Driving Cost Synergies in a Global Media Acquisition
Mergers and acquisitions can be a game-changer for businesses, but they also come with a unique set of challenges—especially when it comes to managing costs. Having worked closely with a global media company during a period of rapid acquisitions, Precision Cost Partners helped streamline operations, cutting unnecessary expenses, and creating efficiencies that saved the business over $750,000. Here’s how we did it.

Integrating a Unified Technology Platform
Managing multiple media brands with different tech platforms leads to inefficiencies and excessive costs. By negotiating a transition to a single, unified tech stack, I eliminated redundant expenses, streamlined workflows, and ensured seamless integration across teams. Partnering with a single maintenance provider further reduced costs and improved system reliability.

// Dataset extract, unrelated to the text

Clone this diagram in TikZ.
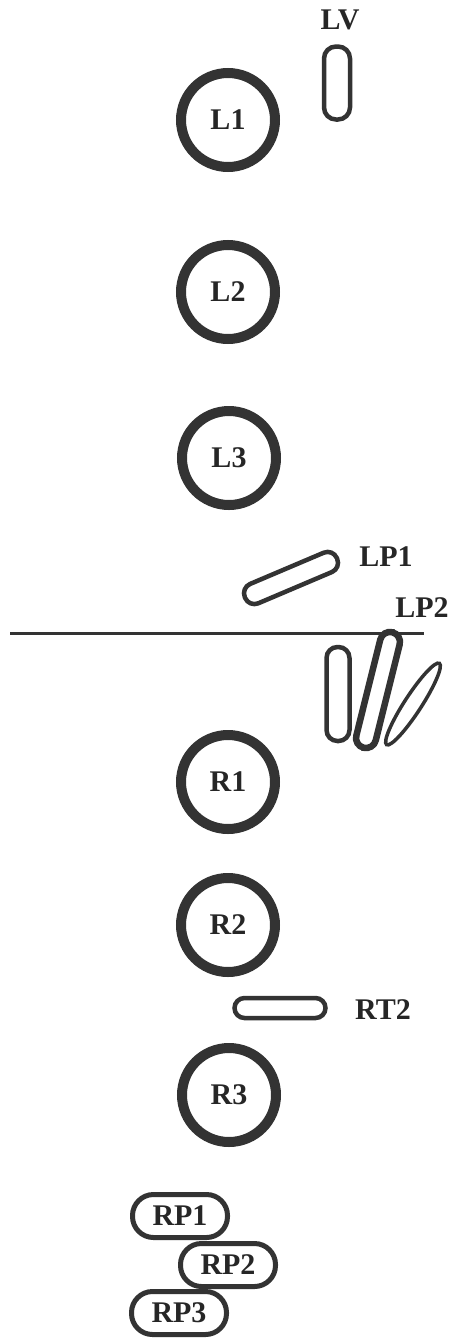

Optimising Licensing Agreements and Sales Tools
Licensing costs can quickly escalate if not properly managed. I identified redundant image licences across acquired businesses and consolidated them under optimised agreements, significantly reducing expenses. Additionally, I conducted an audit of sales tools, identifying underutilised resources and eliminating unnecessary expenditures, allowing budget reallocation to high-value investments.
Strategic Real Estate Cost Management
Acquisitions often lead to shifts in team size and operational requirements, making prior office space arrangements inefficient. By renegotiating lease agreements and reducing rental costs in underutilised locations, I ensured real estate expenses aligned with business needs, reducing overheads without impacting operations.
Eliminating Redundant Software Subscriptions
A comprehensive audit of software usage revealed multiple unused subscriptions that were unnecessarily inflating costs. By discontinuing these subscriptions, we achieved immediate savings while simplifying the digital ecosystem, allowing teams to focus on essential tools that enhance productivity.
Reallocating Savings to Drive Business Growth
The combined effect of these cost-optimisation measures resulted in over $750,000 in savings. These savings were strategically reinvested into high-growth areas, particularly in the U.S. market, strengthening the company’s expansion strategy and fostering long-term success.

Key Strategies for Cost Optimisation in Media Companies
- Standardise your technology stack – Consolidating platforms minimises redundancies and support costs.
- Evaluate and optimise licensing agreements – Ensure every contract delivers tangible business value.
- Align real estate expenses with business needs – Negotiate smarter lease agreements based on operational demands.
- Regularly review software usage – Discontinue unused subscriptions to avoid unnecessary expenses.
- Reinvest savings into strategic initiatives – Use cost efficiencies to fuel growth and expansion.
The Competitive Advantage of Cost Synergies
Effective cost management is not just about cutting expenses—it is about making informed, strategic decisions that drive sustainable growth. By proactively identifying inefficiencies and optimising contracts, media companies can redirect resources to innovation, expansion, and long-term success.
For businesses navigating acquisitions, cost optimisation is key to maintaining financial sustainability while driving growth. These strategies serve as a practical roadmap for achieving operational excellence in an evolving media landscape.